- Directed by: Mark Brierley David Sproxton
- Written by: Mark Brierley
- Produced by: Peter Lord David Sproxton Dave Throssell
- Cinematography: Mark Brierley
- Edited by: Richard Atherton
- Production companies: Aardman Animations TJFX
- Release date: 1997;
- Running time: 4 minutes, 50 seconds
- Country: United Kingdom
- Language: English

= Owzat =

Owzat is a 1997 CGI short film created by Aardman Animations. The title is a shortened form of "How's that?", the traditional call used to request rulings from an umpire during a game of cricket.

==Plot==
Teams of ghosts and skeletons gather in a church graveyard for a midnight game of cricket under a full moon.
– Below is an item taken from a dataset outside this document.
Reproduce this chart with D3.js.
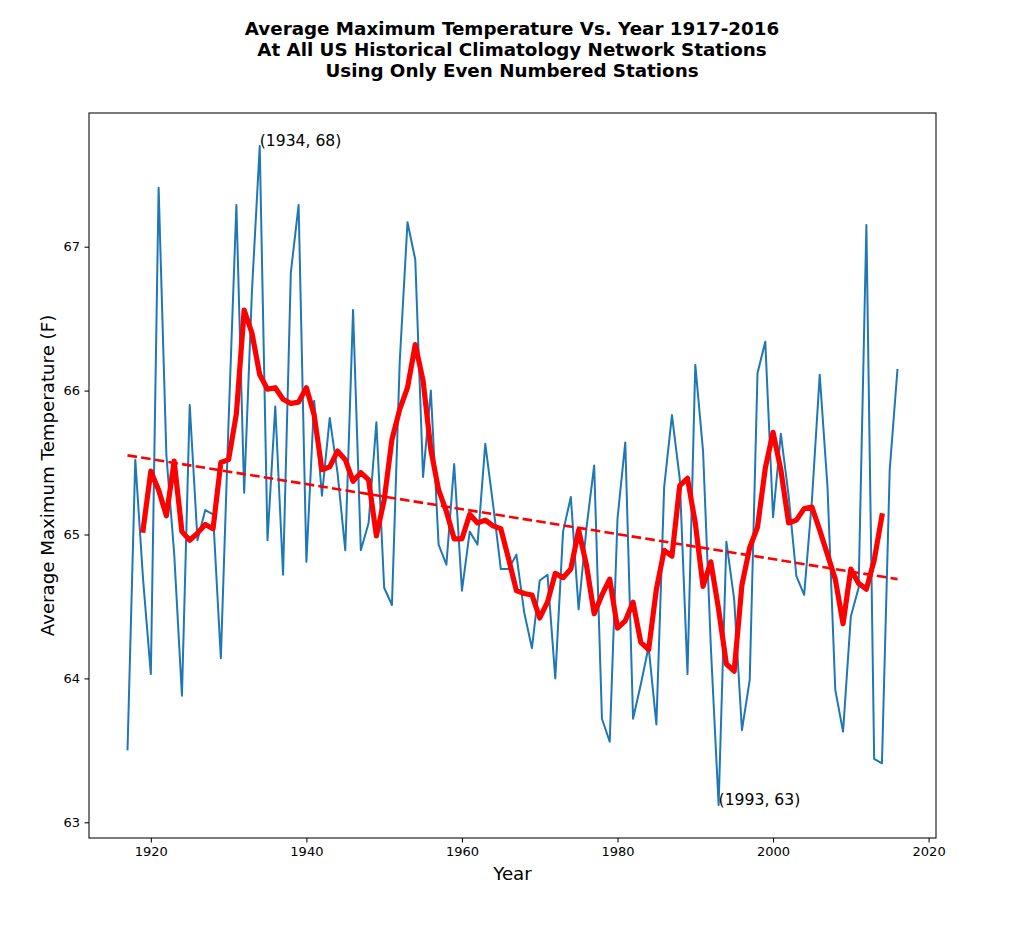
<!DOCTYPE html>
<html>
<head>
<meta charset="utf-8">
<script src="https://cdn.jsdelivr.net/npm/d3@7"></script>
<style>
body { margin: 0; background: #fff; }
text { font-family: "DejaVu Sans", sans-serif; fill: #000; }
</style>
</head>
<body>
<div id="chart"></div>
<script>
// DATA
var years = [1917, 1918, 1919, 1920, 1921, 1922, 1923, 1924, 1925, 1926,
    1927, 1928, 1929, 1930, 1931, 1932, 1933, 1934, 1935, 1936,
    1937, 1938, 1939, 1940, 1941, 1942, 1943, 1944, 1945, 1946,
    1947, 1948, 1949, 1950, 1951, 1952, 1953, 1954, 1955, 1956,
    1957, 1958, 1959, 1960, 1961, 1962, 1963, 1964, 1965, 1966,
    1967, 1968, 1969, 1970, 1971, 1972, 1973, 1974, 1975, 1976,
    1977, 1978, 1979, 1980, 1981, 1982, 1983, 1984, 1985, 1986,
    1987, 1988, 1989, 1990, 1991, 1992, 1993, 1994, 1995, 1996,
    1997, 1998, 1999, 2000, 2001, 2002, 2003, 2004, 2005, 2006,
    2007, 2008, 2009, 2010, 2011, 2012, 2013, 2014, 2015, 2016];

var temps = [63.50, 65.52, 64.69, 64.03, 67.41, 65.55, 64.87, 63.88, 65.90, 64.96,
    65.17, 65.14, 64.14, 65.79, 67.29, 65.29, 66.69, 67.70, 64.96, 65.89,
    64.72, 66.82, 67.29, 64.81, 65.93, 65.27, 65.81, 65.43, 64.89, 66.56,
    64.89, 65.08, 65.78, 64.63, 64.51, 66.20, 67.17, 66.91, 65.40, 66.00,
    64.93, 64.79, 65.49, 64.61, 65.02, 64.93, 65.63, 65.21, 64.76, 64.76,
    64.86, 64.46, 64.21, 64.68, 64.72, 64.00, 65.02, 65.26, 64.48, 65.04,
    65.48, 63.72, 63.56, 65.11, 65.64, 63.72, 63.96, 64.22, 63.68, 65.33,
    65.83, 65.39, 64.03, 66.18, 65.58, 64.22, 63.12, 64.95, 64.55, 63.64,
    63.99, 66.12, 66.34, 65.12, 65.70, 65.27, 64.71, 64.58, 65.24, 66.11,
    65.33, 63.92, 63.63, 64.43, 64.63, 67.15, 63.44, 63.41, 65.45, 66.15];

// 5 year running mean, 1919 - 2014
var avgYears = years.slice(2, 98);
var avgTemps = [65.03, 65.44, 65.31, 65.13, 65.51, 65.02, 64.96, 65.01, 65.07, 65.04,
    65.50, 65.52, 65.84, 66.56, 66.40, 66.11, 66.01, 66.02, 65.94, 65.91,
    65.92, 66.02, 65.83, 65.45, 65.47, 65.58, 65.52, 65.37, 65.43, 65.38,
    64.99, 65.24, 65.66, 65.87, 66.02, 66.32, 66.07, 65.59, 65.31, 65.16,
    64.97, 64.97, 65.14, 65.08, 65.10, 65.06, 65.04, 64.83, 64.61, 64.59,
    64.58, 64.42, 64.53, 64.73, 64.70, 64.76, 65.03, 64.79, 64.45, 64.58,
    64.69, 64.35, 64.40, 64.53, 64.25, 64.20, 64.62, 64.89, 64.85, 65.34,
    65.39, 65.08, 64.64, 64.81, 64.48, 64.10, 64.05, 64.65, 64.91, 65.05,
    65.46, 65.71, 65.45, 65.08, 65.10, 65.18, 65.19, 65.03, 64.86, 64.69,
    64.38, 64.76, 64.66, 64.62, 64.82, 65.13];

var trendYears = [1917, 2016];
var trendTemps = [65.55, 64.69];

var noteYears = [1934, 1993];
var noteTemps = [67.70, 63.12];
var noteLabels = ["(1934, 68)", "(1993, 63)"];

var xTicks = [1920, 1940, 1960, 1980, 2000, 2020];
var yTicks = [63, 64, 65, 66, 67];

var titleLines = ["Average Maximum Temperature Vs. Year 1917-2016",
    "At All US Historical Climatology Network Stations",
    "Using Only Even Numbered Stations"];

// LAYOUT
var width = 1024,
    height = 951;
var plotLeft = 89, plotRight = 936, plotTop = 113, plotBottom = 838;

var svg = d3.select("#chart").append("svg")
    .attr("width", width)
    .attr("height", height);

// matplotlib style 5% margins
var xPad = (years[years.length - 1] - years[0]) * 0.05;
var x = d3.scaleLinear()
    .domain([years[0] - xPad, years[years.length - 1] + xPad])
    .range([plotLeft, plotRight]);

var yPad = (d3.max(temps) - d3.min(temps)) * 0.05;
var y = d3.scaleLinear()
    .domain([d3.min(temps) - yPad, d3.max(temps) + yPad])
    .range([plotBottom, plotTop]);

// TITLE
svg.append("g").selectAll("text")
    .data(titleLines)
    .enter().append("text")
    .attr("x", 512)
    .attr("y", function(d, i) { return 35 + i * 21; })
    .attr("text-anchor", "middle")
    .style("font-size", "18.3px")
    .style("font-weight", "bold")
    .text(function(d) { return d; });

// LINES
var plot = svg.append("g");

var line = d3.line()
    .x(function(d) { return x(d[0]); })
    .y(function(d) { return y(d[1]); });

plot.append("path")
    .datum(d3.zip(years, temps))
    .attr("d", line)
    .attr("fill", "none")
    .attr("stroke", "#1f77b4")
    .attr("stroke-width", 2)
    .attr("stroke-linejoin", "round");

plot.append("path")
    .datum(d3.zip(avgYears, avgTemps))
    .attr("d", line)
    .attr("fill", "none")
    .attr("stroke", "#ff0000")
    .attr("stroke-width", 5.2)
    .attr("stroke-linejoin", "round")
    .attr("stroke-linecap", "square");

plot.append("path")
    .datum(d3.zip(trendYears, trendTemps))
    .attr("d", line)
    .attr("fill", "none")
    .attr("stroke", "#ff0000")
    .attr("stroke-width", 2.6)
    .attr("stroke-dasharray", "9.6,4.2");

// ANNOTATIONS
plot.selectAll("text.note")
    .data(d3.zip(noteYears, noteTemps, noteLabels))
    .enter().append("text")
    .attr("class", "note")
    .attr("x", function(d) { return x(d[0]); })
    .attr("y", function(d) { return y(d[1]); })
    .style("font-size", "15.6px")
    .text(function(d) { return d[2]; });

// AXES
var xAxis = svg.append("g")
    .attr("transform", "translate(0," + plotBottom + ")")
    .call(d3.axisBottom(x).tickValues(xTicks).tickFormat(d3.format("d")).tickSizeInner(4.5).tickSizeOuter(0).tickPadding(4.5));

var yAxis = svg.append("g")
    .attr("transform", "translate(" + plotLeft + ",0)")
    .call(d3.axisLeft(y).tickValues(yTicks).tickFormat(d3.format("d")).tickSizeInner(4.5).tickSizeOuter(0).tickPadding(4.5));

[xAxis, yAxis].forEach(function(a) {
    a.select(".domain").remove();
    a.selectAll("line").attr("stroke", "#000").attr("stroke-width", 1.04);
    a.selectAll("text")
        .style("font-family", "DejaVu Sans, sans-serif")
        .style("font-size", "13px")
        .attr("fill", "#000");
});

// frame
svg.append("rect")
    .attr("x", plotLeft)
    .attr("y", plotTop)
    .attr("width", plotRight - plotLeft)
    .attr("height", plotBottom - plotTop)
    .attr("fill", "none")
    .attr("stroke", "#000")
    .attr("stroke-width", 1.04);

// AXIS LABELS
svg.append("text")
    .attr("x", (plotLeft + plotRight) / 2)
    .attr("y", 880)
    .attr("text-anchor", "middle")
    .style("font-size", "18.2px")
    .text("Year");

svg.append("text")
    .attr("transform", "translate(54," + (plotTop + plotBottom) / 2 + ") rotate(-90)")
    .attr("text-anchor", "middle")
    .style("font-size", "18.2px")
    .text("Average Maximum Temperature (F)");
</script>
</body>
</html>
One skeleton batsman repeatedly hits the ball into the gravestones and monuments, damaging them and irritating the ghosts' bowler. After one hit flies into the belfry, striking the bell and sending it crashing to the ground, the ghosts confront the batsman with photographs of the damage he has caused. He ignores these and dares the ghosts to continue the game. When the next ball is bowled, the batsman knocks it into the weather vane mounted atop the belfry; it ricochets into the sky and shatters the moon as if it were a light bulb, leaving the graveyard in total darkness.

==Production==
The film's delivery format was Betacam SP. The CGI animating and modelling was done using Softimage 3D.

The film was shown at the 1998 International Film Festival Rotterdam under the theme "exploding cinema", and the 1998 Holland International Film Festival under the theme "Nieuwe media".

==Critical reception==
On IMDb, Owzat received a rating of 5.2/10 from 105 users.